Так что возражения профессора Батюшкова еще сильнее утверждают истину, против которой он спорит.
И, конечно, советскому зрителю идеальным представляется тот даровитый актер, который весь, и голосом, и жестами, и фигурой, преобразится или в Ричарда III, или в Фальстафа, или в Хлестакова, или в Кречинского. А личность актера – будьте покойны! – выразится в его игре сама собой, помимо его желаний и усилий. Сознательно стремиться к такому выпячиванию своего я актер не должен ни при каких обстоятельствах.

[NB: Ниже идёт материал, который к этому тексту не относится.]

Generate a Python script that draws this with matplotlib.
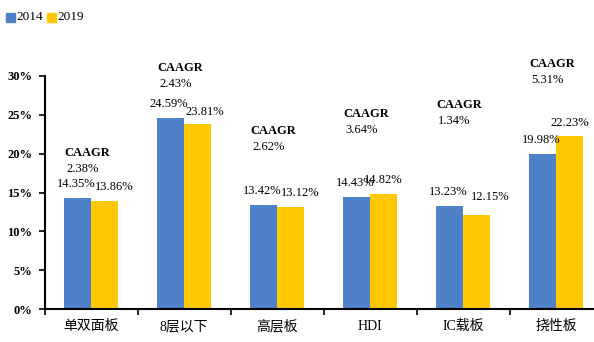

То же и с переводчиками. Современному читателю наиболее дорог лишь тот из них, кто в своих переводах старается не заслонять своей личностью ни Гейне, ни Ронсара, ни Рильке.

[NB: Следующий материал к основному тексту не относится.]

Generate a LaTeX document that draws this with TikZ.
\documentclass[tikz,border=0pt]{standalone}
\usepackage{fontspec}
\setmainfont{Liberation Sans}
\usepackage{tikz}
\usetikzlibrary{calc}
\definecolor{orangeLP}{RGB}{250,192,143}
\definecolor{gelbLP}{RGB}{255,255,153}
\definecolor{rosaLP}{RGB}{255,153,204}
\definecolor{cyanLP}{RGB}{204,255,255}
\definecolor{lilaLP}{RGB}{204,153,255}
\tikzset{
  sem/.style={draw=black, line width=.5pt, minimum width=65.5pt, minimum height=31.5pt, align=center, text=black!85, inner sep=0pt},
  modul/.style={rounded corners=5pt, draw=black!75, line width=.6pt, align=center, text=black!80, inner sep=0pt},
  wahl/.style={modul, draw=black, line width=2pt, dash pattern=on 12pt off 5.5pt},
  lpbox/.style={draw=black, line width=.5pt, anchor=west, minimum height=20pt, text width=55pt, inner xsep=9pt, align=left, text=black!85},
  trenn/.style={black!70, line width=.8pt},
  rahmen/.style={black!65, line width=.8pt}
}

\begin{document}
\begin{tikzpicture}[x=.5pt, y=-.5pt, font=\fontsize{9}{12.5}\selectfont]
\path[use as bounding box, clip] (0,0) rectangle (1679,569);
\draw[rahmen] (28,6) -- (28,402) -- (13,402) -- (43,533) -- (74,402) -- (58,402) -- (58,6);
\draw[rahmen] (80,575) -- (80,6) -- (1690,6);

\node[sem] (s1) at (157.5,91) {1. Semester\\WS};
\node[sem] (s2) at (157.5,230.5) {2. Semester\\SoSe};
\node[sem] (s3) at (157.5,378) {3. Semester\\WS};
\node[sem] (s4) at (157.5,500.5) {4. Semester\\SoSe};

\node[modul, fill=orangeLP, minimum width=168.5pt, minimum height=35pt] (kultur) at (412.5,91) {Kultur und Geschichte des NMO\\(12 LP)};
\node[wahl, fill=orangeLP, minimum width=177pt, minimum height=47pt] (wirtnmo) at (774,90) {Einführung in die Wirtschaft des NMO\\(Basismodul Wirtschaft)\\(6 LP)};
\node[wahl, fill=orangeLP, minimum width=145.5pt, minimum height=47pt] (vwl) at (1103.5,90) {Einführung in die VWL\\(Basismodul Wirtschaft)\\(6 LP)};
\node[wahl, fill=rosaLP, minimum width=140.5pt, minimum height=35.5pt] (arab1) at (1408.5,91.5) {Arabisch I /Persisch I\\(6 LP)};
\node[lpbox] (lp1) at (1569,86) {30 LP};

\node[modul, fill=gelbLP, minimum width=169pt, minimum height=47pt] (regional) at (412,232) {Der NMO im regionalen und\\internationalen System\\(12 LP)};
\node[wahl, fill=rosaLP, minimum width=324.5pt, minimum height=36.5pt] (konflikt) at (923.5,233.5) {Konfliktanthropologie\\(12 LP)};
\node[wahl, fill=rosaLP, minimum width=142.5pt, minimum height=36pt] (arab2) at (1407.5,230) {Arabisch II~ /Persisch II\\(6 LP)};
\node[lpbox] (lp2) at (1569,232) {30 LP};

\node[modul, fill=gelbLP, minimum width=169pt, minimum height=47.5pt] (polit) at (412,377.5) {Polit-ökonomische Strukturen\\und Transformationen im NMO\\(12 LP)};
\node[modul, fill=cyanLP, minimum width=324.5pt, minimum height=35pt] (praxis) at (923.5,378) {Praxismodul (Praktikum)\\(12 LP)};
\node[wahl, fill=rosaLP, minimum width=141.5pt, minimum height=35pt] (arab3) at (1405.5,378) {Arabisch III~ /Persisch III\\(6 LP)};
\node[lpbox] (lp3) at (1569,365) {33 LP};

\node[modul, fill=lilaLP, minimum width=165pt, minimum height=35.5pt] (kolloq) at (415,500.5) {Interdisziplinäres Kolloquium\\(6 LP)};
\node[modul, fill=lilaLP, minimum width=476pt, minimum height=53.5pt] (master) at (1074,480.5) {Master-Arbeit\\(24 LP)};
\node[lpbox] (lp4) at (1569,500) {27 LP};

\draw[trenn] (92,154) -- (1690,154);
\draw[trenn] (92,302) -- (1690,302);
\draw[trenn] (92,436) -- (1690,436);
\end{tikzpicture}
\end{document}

С этим не желает согласиться поэт Леонид Мартынов. Ему кажется оскорбительной самая мысль о том, что он должен обуздывать свои личные пристрастия и вкусы. Превратиться в прозрачное стекло? Никогда! Обращаясь к тем, кого он до сих пор переводил так усердно и тщательно, Л. Мартынов теперь заявляет им с гордостью:
…в текст чужой свои вложил я ноты,
к чужим свои прибавил я грехи,
и в результате вдумчивой работы
я все ж модернизировал стихи.
И это верно, братья иностранцы;
хоть и внимаю вашим голосам,
но изгибаться, точно дама в танце,
как в данс-макабре или контрдансе,
передавать тончайшие нюансы
средневековья или Ренессанса –
в том преуспеть я не имею шанса,
я не могу, я существую сам!
Я не могу дословно и буквально
как попугай вам вторить какаду!
Пусть созданное вами гениально,
по-своему я все переведу,
и на меня жестокую облаву
затеет ополченье толмачей:
мол, тать в ночи, он исказил лукаво
значение классических речей.
Тут слышу я: – Дерзай! Имеешь право,
и в наше время этаких вещей
не избегали. Антокольский Павел
пусть поворчит, но это не беда.
Кто своего в чужое не добавил?
Так поступали всюду и всегда!
Любой из нас имеет основанье
добавить, беспристрастие храня,
в чужую скорбь свое негодованье,
в чужое тленье своего огня[52].
Эта декларация переводческих вольностей звучит очень гордо и даже заносчиво.